1. What impressed you most in this experience of promoting the charms of Japan in the U.S.?

  • Our group gave a presentation on the evolution of the Japanese kimono through changing times. In our discussions before departure, the group agreed we were more likely to capture and maintain audience interest if we focused on modern day changes rather than historical aspects. So we put together the presentation picking out facts and information we thought would be of interest to U.S. students.
    However at the end of our presentation, we realized the audience was keen to learn more about the history of kimono and we were bombarded with questions. During the question and answer session, the U.S. students appeared more engaged and interested than the Japanese students (which I believe was their way of showing appreciation to the presenters) and seemed eager to gain knowledge for their own edification. In comparison, it was rare for more than one Japanese student to ask a question, which seemed to surprise our U.S. counterparts. While the content of the message we aimed to project in the United States was important, I believe a more pressing challenge for Japanese students, myself included, is to develop the kind of attitude that our U.S. counterparts demonstrated during our presentations.
  • I was most impressed by the enthusiastic reactions of the U.S. audience to our presentations on the appealing aspects of Japan. During our group presentation on Japanese technology the audience attentively watched the videos of denim processing and dyeing techniques, including the Yuzen method, and closely observed the samples. I was also touched by the applause received for helping students in another group put on a kimono. In Japan, there is nothing remarkable about dressing yourself or others in a kimono, although fewer young people have the skill nowadays. The process of wearing a kimono apparently amused the U.S. students; they asked many questions and applauded when I finished, which remains a memorable experience. I enjoyed making the presentation; the U.S. students were very responsive and made things easy for us. It was a great experience.

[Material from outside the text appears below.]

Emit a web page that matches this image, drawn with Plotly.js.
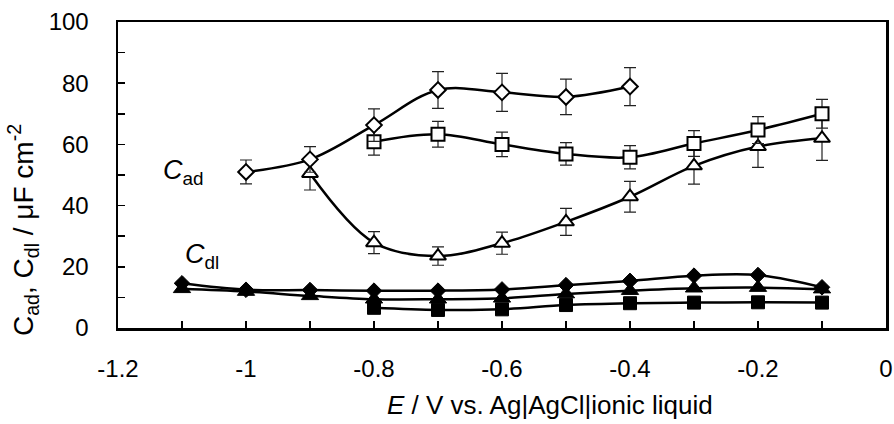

2. What would you like to pass on to people in your community and school after you return to Japan?

  • On the trip to the U.S. I witnessed how few Japanese fashion brands are featured in New York's department stores and multi-brand retailers much less than I had anticipated. It took a trip to the U.S. to realize the obvious fact that fashion trends and consumer preferences in the U.S. market are different from those in the Japanese market. (Perhaps people visiting Japan come away with the same impression that stores hardly carry the fashion brands of their home country.)
    I would like to see more Japanese brands break into the U.S. market. This would allow a greater number of Americans to enjoy Japanese fashion. It would also be interesting to bring more U.S. brands to Japan. I will look for ways to promote global trade in fashion.
    I am not quite ready to share with others what I learned during this trip, but I do hope to be able to impart this knowledge in some way and make use of it in my future study or work.
  • As I spent time with the U.S. students I became aware of their strong interest in the classes and work of Japanese students. I was happy to hear many of them said they would love to visit Japan someday. The trip let me have so many first experiences, and I learned so much from participating in the KAKEHASHI project. It would be great to have more opportunities like this, for example, school or community based programs that provide avenues for students to communicate with people abroad and promote Japanese culture.

3. Please freely describe your experience in the KAKEHASHI Project.

  • Our schedule was more demanding than anticipated, but we were able to experience U.S. culture first hand during the ten-day trip. Except for the hours allotted for presentations, we were able to visit various places I had only seen in books or on television, including famous museums, historical sites, and streets lined with the latest fashion brands. We also did many things we would not normally be able to do on personal trips, such as sit in on classes, which was a great experience. If there is another program like this, I definitely like to participate.
  • We had numerous occasions to meet and interact with locals on this trip, and students at the school we visited welcomed us warmly. Making presentations there was a valuable experience, and meeting with U.S. students and promoting Japanese culture, which was the primary goals of this trip, gave me an opportunity to view my own country objectively and learn new things. Thank you very much.